-- begin --

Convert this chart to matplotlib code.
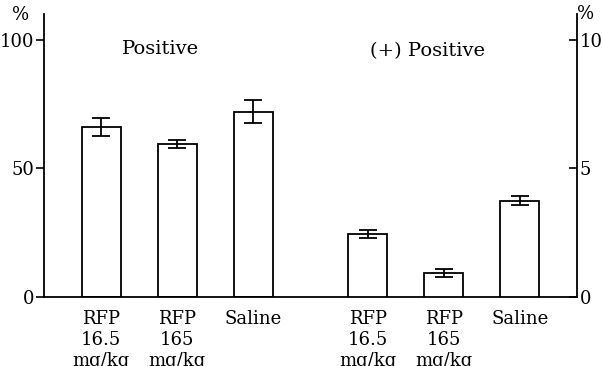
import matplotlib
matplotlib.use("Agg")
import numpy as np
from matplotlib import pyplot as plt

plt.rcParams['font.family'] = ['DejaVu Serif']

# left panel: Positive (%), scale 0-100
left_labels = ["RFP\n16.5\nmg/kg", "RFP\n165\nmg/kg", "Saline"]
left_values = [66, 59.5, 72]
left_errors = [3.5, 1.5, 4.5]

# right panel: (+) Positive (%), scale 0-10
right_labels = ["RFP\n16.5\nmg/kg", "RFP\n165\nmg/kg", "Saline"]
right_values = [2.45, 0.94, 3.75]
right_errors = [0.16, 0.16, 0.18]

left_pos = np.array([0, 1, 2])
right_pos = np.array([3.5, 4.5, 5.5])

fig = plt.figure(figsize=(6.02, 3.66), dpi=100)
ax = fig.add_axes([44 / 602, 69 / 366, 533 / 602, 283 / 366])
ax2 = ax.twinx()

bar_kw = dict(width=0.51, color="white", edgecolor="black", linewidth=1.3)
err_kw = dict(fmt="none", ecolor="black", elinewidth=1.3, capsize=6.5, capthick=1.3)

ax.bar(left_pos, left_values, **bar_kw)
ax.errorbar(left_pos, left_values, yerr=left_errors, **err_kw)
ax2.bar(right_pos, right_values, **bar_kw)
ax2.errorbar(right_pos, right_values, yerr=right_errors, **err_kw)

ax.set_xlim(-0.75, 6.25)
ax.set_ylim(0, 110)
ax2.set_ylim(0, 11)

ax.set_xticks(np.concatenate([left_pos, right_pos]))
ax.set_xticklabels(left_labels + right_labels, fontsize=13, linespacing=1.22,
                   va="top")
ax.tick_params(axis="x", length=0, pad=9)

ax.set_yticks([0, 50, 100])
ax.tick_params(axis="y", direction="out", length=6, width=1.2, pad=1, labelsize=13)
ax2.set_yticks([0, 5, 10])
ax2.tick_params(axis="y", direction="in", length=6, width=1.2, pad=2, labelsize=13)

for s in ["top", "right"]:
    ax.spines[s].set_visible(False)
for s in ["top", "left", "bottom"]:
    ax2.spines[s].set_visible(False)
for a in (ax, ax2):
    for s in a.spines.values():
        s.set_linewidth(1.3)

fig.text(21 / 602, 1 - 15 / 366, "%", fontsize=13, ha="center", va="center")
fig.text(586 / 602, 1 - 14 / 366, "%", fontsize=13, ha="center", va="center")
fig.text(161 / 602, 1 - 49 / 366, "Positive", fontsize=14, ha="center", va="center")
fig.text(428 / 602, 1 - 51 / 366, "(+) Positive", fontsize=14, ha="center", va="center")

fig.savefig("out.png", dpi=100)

-- end --

> The exercise: Copy out the data above exactly, except the pictures.

> Answer to this problem:
Convert this chart to matplotlib code.
import matplotlib
matplotlib.use("Agg")
import numpy as np
from matplotlib import pyplot as plt

plt.rcParams['font.family'] = ['DejaVu Serif']

# left panel: Positive (%), scale 0-100
left_labels = ["RFP\n16.5\nmg/kg", "RFP\n165\nmg/kg", "Saline"]
left_values = [66, 59.5, 72]
left_errors = [3.5, 1.5, 4.5]

# right panel: (+) Positive (%), scale 0-10
right_labels = ["RFP\n16.5\nmg/kg", "RFP\n165\nmg/kg", "Saline"]
right_values = [2.45, 0.94, 3.75]
right_errors = [0.16, 0.16, 0.18]

left_pos = np.array([0, 1, 2])
right_pos = np.array([3.5, 4.5, 5.5])

fig = plt.figure(figsize=(6.02, 3.66), dpi=100)
ax = fig.add_axes([44 / 602, 69 / 366, 533 / 602, 283 / 366])
ax2 = ax.twinx()

bar_kw = dict(width=0.51, color="white", edgecolor="black", linewidth=1.3)
err_kw = dict(fmt="none", ecolor="black", elinewidth=1.3, capsize=6.5, capthick=1.3)

ax.bar(left_pos, left_values, **bar_kw)
ax.errorbar(left_pos, left_values, yerr=left_errors, **err_kw)
ax2.bar(right_pos, right_values, **bar_kw)
ax2.errorbar(right_pos, right_values, yerr=right_errors, **err_kw)

ax.set_xlim(-0.75, 6.25)
ax.set_ylim(0, 110)
ax2.set_ylim(0, 11)

ax.set_xticks(np.concatenate([left_pos, right_pos]))
ax.set_xticklabels(left_labels + right_labels, fontsize=13, linespacing=1.22,
                   va="top")
ax.tick_params(axis="x", length=0, pad=9)

ax.set_yticks([0, 50, 100])
ax.tick_params(axis="y", direction="out", length=6, width=1.2, pad=1, labelsize=13)
ax2.set_yticks([0, 5, 10])
ax2.tick_params(axis="y", direction="in", length=6, width=1.2, pad=2, labelsize=13)

for s in ["top", "right"]:
    ax.spines[s].set_visible(False)
for s in ["top", "left", "bottom"]:
    ax2.spines[s].set_visible(False)
for a in (ax, ax2):
    for s in a.spines.values():
        s.set_linewidth(1.3)

fig.text(21 / 602, 1 - 15 / 366, "%", fontsize=13, ha="center", va="center")
fig.text(586 / 602, 1 - 14 / 366, "%", fontsize=13, ha="center", va="center")
fig.text(161 / 602, 1 - 49 / 366, "Positive", fontsize=14, ha="center", va="center")
fig.text(428 / 602, 1 - 51 / 366, "(+) Positive", fontsize=14, ha="center", va="center")

fig.savefig("out.png", dpi=100)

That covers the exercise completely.